What struck me from the initial poem was the poet’s spectacular ability to juxtapose the tragic and the beautiful. Section I reveals the narrator in the thick of battle in Pas-de-Calais, France (1915). Soldiers are poetically “showered in moonlight;” there are “Moths, white moths, thousands/flitting;” and dawn is “the colour of trampled grapes”. Existing within this same poem: “a clump/of mangled men;” rats in “brown waves, like the trench-/water they skirred over;” and “guts worming out of that man/cursing us from a stretcher”. These images, plus the scene of a German soldier “[pissing]/into an open mouth, a man I didn’t want to know,” underscore Burnet Smith’s literary perspicacity, and also highlight war’s inhumane nature.
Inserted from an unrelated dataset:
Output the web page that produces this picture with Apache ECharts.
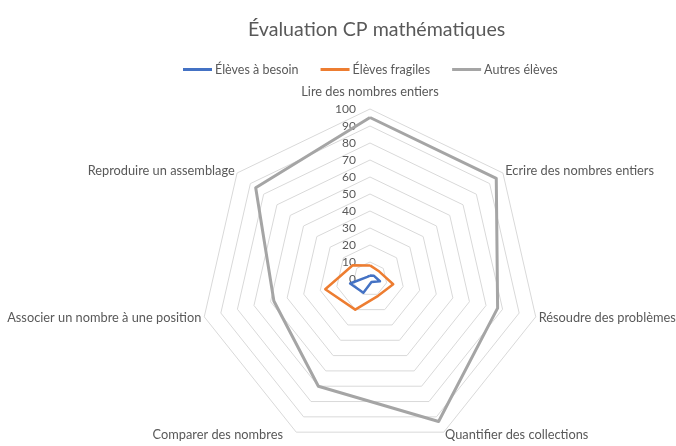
<!DOCTYPE html>
<html><head><meta charset="utf-8">
<script src="https://cdn.jsdelivr.net/npm/echarts@6/dist/echarts.min.js"></script>
<style>html,body{margin:0;padding:0;background:#fff}#c{width:676px;height:446px}</style>
</head><body><div id="c"></div>
<script>
// Categories listed clockwise from the top, as in the reference
const categories = ['Lire des nombres entiers','Ecrire des nombres entiers','Résoudre des problèmes','Quantifier des collections','Comparer des nombres','Associer un nombre à une position','Reproduire un assemblage'];
const seriesNames = ['Élèves à besoin','Élèves fragiles','Autres élèves'];
const besoin   = [2, 3, 6, 2, 9, 12, 2];
const fragiles = [8, 7, 14, 11, 20, 27, 13];
const autres   = [95, 95, 77, 93, 70, 58, 86];
const axisMax = 100;
const tickStep = 10;

// ECharts lays indicators out counter-clockwise: reorder to get clockwise order
const order = [0].concat(categories.map((_, i) => i).slice(1).reverse());
const reorder = arr => order.map(i => arr[i]);

const font = 'Lato';
const txt = '#595959';
const chart = echarts.init(document.getElementById('c'), null, {renderer: 'canvas'});
chart.setOption({
  animation: false,
  title: {text: 'Évaluation CP mathématiques', left: 243, top: 15,
    textStyle: {fontFamily: font, fontSize: 19.6, fontWeight: 'normal', color: txt}},
  legend: {top: 58, left: 178, itemWidth: 29, itemHeight: 3, itemGap: 22, icon: 'rect',
    textStyle: {fontFamily: font, fontSize: 12.5, color: txt, padding: [0, 0, 0, -2]}, data: seriesNames},
  radar: {
    center: [370, 279], radius: 170, startAngle: 90, shape: 'polygon',
    splitNumber: axisMax / tickStep,
    indicator: order.map((i, k) => ({name: categories[i], min: 0, max: axisMax,
      axisLabel: k === 0 ? {show: true, fontFamily: font, fontSize: 12, color: txt, margin: 14} : {show: false}})),
    axisName: {color: txt, fontFamily: font, fontSize: 12.8,
      formatter: (n) => n === categories[0] ? '{top|' + n + '}' : (n === categories[4] ? '{cmp|' + n + '}' : n),
      rich: {
        top: {padding: [0, 0, 8, 0], fontFamily: font, fontSize: 12.8, color: txt},
        cmp: {padding: [0, 12, 0, 0], fontFamily: font, fontSize: 12.8, color: txt}
      }},
    nameGap: 3,
    axisLine: {show: false},
    axisTick: {show: false},
    axisLabel: {show: false},
    splitLine: {lineStyle: {color: '#d9d9d9', width: 1}},
    splitArea: {show: false}
  },
  series: [{
    type: 'radar', symbol: 'none',
    data: [
      {name: seriesNames[0], value: reorder(besoin), lineStyle: {color: '#4472C4', width: 2.5}, itemStyle: {color: '#4472C4'}},
      {name: seriesNames[1], value: reorder(fragiles), lineStyle: {color: '#ED7D31', width: 2.5}, itemStyle: {color: '#ED7D31'}},
      {name: seriesNames[2], value: reorder(autres), lineStyle: {color: '#A5A5A5', width: 3}, itemStyle: {color: '#A5A5A5'}}
    ]
  }]
});
</script></body></html>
It’s no wonder so many of our ancestors refused to speak about their wartime experiences.
Yet it would be remiss not to acknowledge the degradation and grief so many experienced. A century away from the “Great” War, readers may be unaware of the 666 “wiped out” by chlorine smoke in Wieltje, a town the narrator and his cohorts found “cindered with men”. The dead were members of the Second Battalion of the Royal Dublin Fusiliers. And regarding the child beside the “waterless fountain” … “Pigeons made special use/of the eyes”.
Of the book’s namesake, Burnet Smith writes “We aimed our guns at him, this waif,/a schoolboy who should have been/bored to death in some dismal classroom”. Burden refused a blindfold, and after the death squad incident, Smith never stopped seeing the boy. The writer cleverly reinforces this haunting – and the injustice Burden suffered – in various ways, ie: viewing “how a single cloud/will desert the others, and float off./How the other clouds/don’t seem to care”.
I’ve reviewed several books in the “Oksana Poetry & Poetics” series, and Burnet Smith’s Burden upholds the series’ tradition of greatness. Exceptional cover, too.